The signing of this practical guidance document took place as the two parties held their 10th EU-China Competition Policy Dialogue in Beijing, at which the parties discussed plans for future cooperation and exchanged views on issues of mutual interest. The competition authorities reviewed their cooperation since the last Dialogue and evaluated the current situation in terms of antitrust legislation, law enforcement and international cooperation.
The EU and China have been collaborating in the field of competition law since adopting the Joint Statement at the EU-China Summit on 5th September 2001, when competition policy was first identified as an area in which discussions should be intensified. Both sides consequently agreed to create an EU-China Competition Policy Dialogue, in order to establish a permanent mechanism of consultation and transparency in the area of competition policy.
Over the last 14 years, the Commission has continued to work closely with China’s competition authorities, concluding the ‘Terms of References on the EU-China Competition Policy Dialogue’ with China's merger review authority MOFCOM in 2004, under which the parties will continue to cooperate, and signing a Memorandum of Understanding with the National Development and Reform Commission (“NDRC”) and the State Administration of Industry and Commerce (“SAIC”) in 2012 in relation to all forms of antitrust infringement.
The relationship between the EU’s and China’s competition authorities is clearly one that both parties continue to regard as mutually beneficial and wish to develop further. Whilst merger parties may benefit from the improved efficiency of merger review as a result of information exchange, companies should be aware of this increased cooperation, particularly when identifying the countries and economic regions in which to make a merger filing.

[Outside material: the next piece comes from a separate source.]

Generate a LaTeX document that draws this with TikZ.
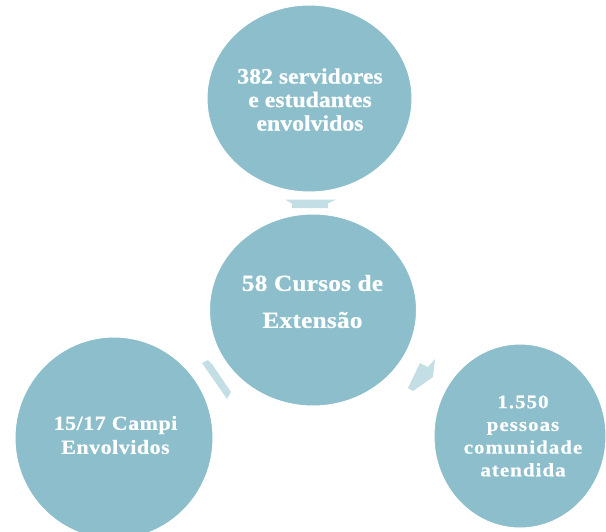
\documentclass[tikz,border=0pt]{standalone}
\usepackage{fontspec}
\setmainfont{Liberation Serif}
\usetikzlibrary{shapes.geometric}
\definecolor{circ}{RGB}{140,190,203}
\definecolor{arr}{RGB}{196,222,230}
\begin{document}
\begin{tikzpicture}[x=1pt,y=-1pt,
  bubble/.style={ellipse, fill=circ, draw=white, line width=1pt, inner sep=0pt},
  lbl/.style={text=white, align=center, inner sep=0pt},
  arrowshape/.style={fill=arr, draw=none}]
\useasboundingbox (0,0) rectangle (606,531);
\clip (0,0) rectangle (606,531);
% bubbles
\node[bubble, minimum width=205pt, minimum height=187pt] (top) at (309.5,98.5) {};
\node[bubble, minimum width=207pt, minimum height=192pt] (mid) at (313,310) {};
\node[bubble, minimum width=198pt, minimum height=202pt] (left) at (114,438) {};
\node[bubble, minimum width=172pt, minimum height=184pt] (right) at (520,436) {};
% arrows
\coordinate (a1) at (285,199.5);
\fill[arrowshape] (a1) -- (336,199.5) -- (328,203.5) -- (328,208) -- (292,208) -- (292,203.5) -- cycle;
\coordinate (a2) at (202,363);
\fill[arrowshape] (a2) -- (208,360) -- (212,364) -- (231,392) -- (227,399) -- cycle;
\coordinate (a3) at (420,363);
\fill[arrowshape] (a3) -- (428,367) -- (435,359) -- (433,377) -- (413,391) -- (408,388) -- cycle;
% labels
\node[lbl, font={\fontsize{22}{23.5}\bfseries\addfontfeature{FakeStretch=1.08,FakeBold=0.6}}] (ttop) at (310,99.5)
  {382 servidores\\e estudantes\\envolvidos};
\node[lbl, font={\fontsize{23}{37}\bfseries\addfontfeature{FakeStretch=1.1,FakeBold=0.6,LetterSpace=1}}] (tmid) at (312.5,301.5)
  {58 Cursos de\\Extensão};
\node[lbl, font={\fontsize{20}{24}\bfseries\addfontfeature{FakeStretch=1.1,FakeBold=0.6,LetterSpace=2.5}}] (tleft) at (115.5,435)
  {15/17 Campi\\Envolvidos};
\node[lbl, font={\fontsize{19}{22.7}\bfseries\addfontfeature{FakeStretch=1.1,FakeBold=0.6,LetterSpace=5.5}}] (tright) at (523,436)
  {1.550\\pessoas\\comunidade\\atendida};
\end{tikzpicture}
\end{document}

Although China’s Anti-Monopoly Law has now been in place for seven years, MOFCOM has seen an increase in activity over the last 12 months relating to merger control, issuing its first fines for failure to notify, as reported in our article here. Through this relationship, MOFCOM will be able to seek guidance and expertise from the Commission, so it will be interesting to see what impact this cooperation will have on China’s antitrust legislation and ongoing enforcement by MOFCOM.